Se projeter. Les sports qui nécessitent un entraînement long et un fort investissement sont parfois mis en valeur pour leurs vertus pédagogiques : c’est le cas du documentaire « Vertiges, un pas vers la liberté », diffusé en 2022 sur Canal+ et primé en festival. Il suit trois détenus en fin de peine du centre pénitentiaire de Bourg-en-Bresse (Ain) dans leur projet de gravir le mont Blanc. « Amener le détenu à se projeter dans l’avenir, à se préparer pour une échéance : on n’est pas dans l’idéologie coubertinienne d’une compétition loyale, commente Laurent Gras, mais dans l’idée d’atteindre l’objectif que l’on s’est fixé, tout en effectuant un travail sur soi. » Ce qui, humainement et socialement, n’est pas moins noble.

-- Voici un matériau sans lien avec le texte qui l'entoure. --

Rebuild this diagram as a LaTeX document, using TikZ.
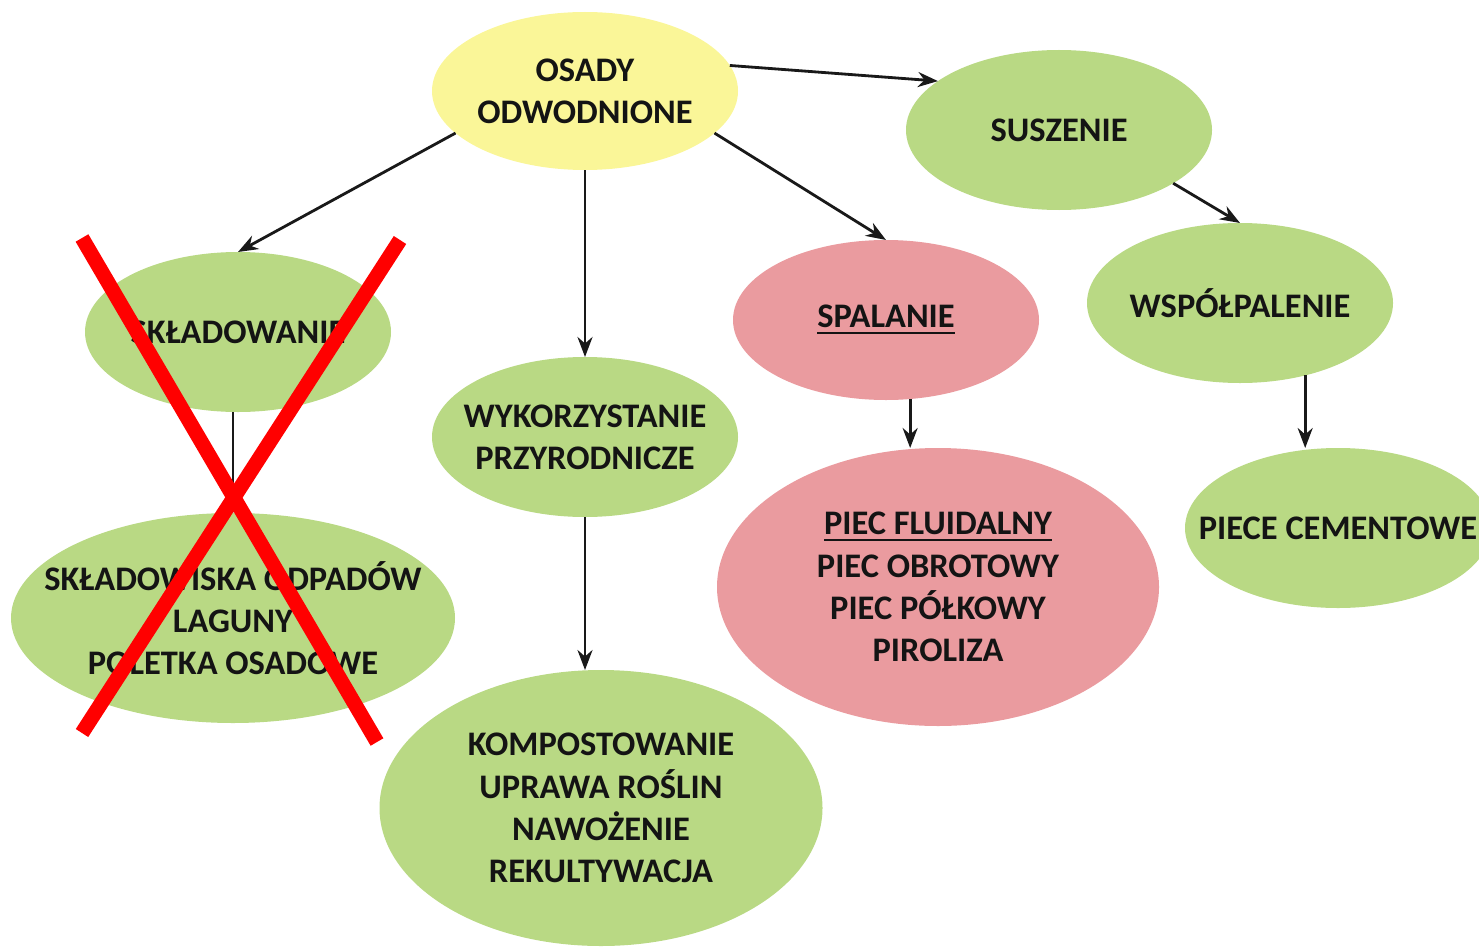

Ufolep. Des comités Ufolep interviennent de longue date en prison en fonction des contacts noués localement, sans qu’il s’agisse d’une orientation nationale. Toutefois ces interventions se sont développées depuis quelques années, à la demande de l’administration pénitentiaire et parce que le renforcement des équipes départementales permet plus facilement d’animer des créneaux d’activités multisports auprès de détenus, qu’il s’agisse de mineurs, d’adultes ou de femmes. C’est le cas en Ardèche et Drôme, Finistère, Gironde, Ille-et-Vilaine avec le Cercle Paul-Bert, Haute-Marne, Savoie, Deux-Sèvres, Hauts-de-Seine…

 

Philippe Brenot

 

Convention PJJ : ne pas confondre. Depuis une convention signée en 2009, l’Ufolep propose des activités physiques et sportives pour les mineurs suivis par la Prévention judiciaire de la Jeunesse (PJJ). Toutefois, les actions proposées ne concernent pas les personnes en détention. Les interventions d’éducateurs sportifs Ufolep dans les quartiers de mineurs sont donc effectuées dans un autre cadre.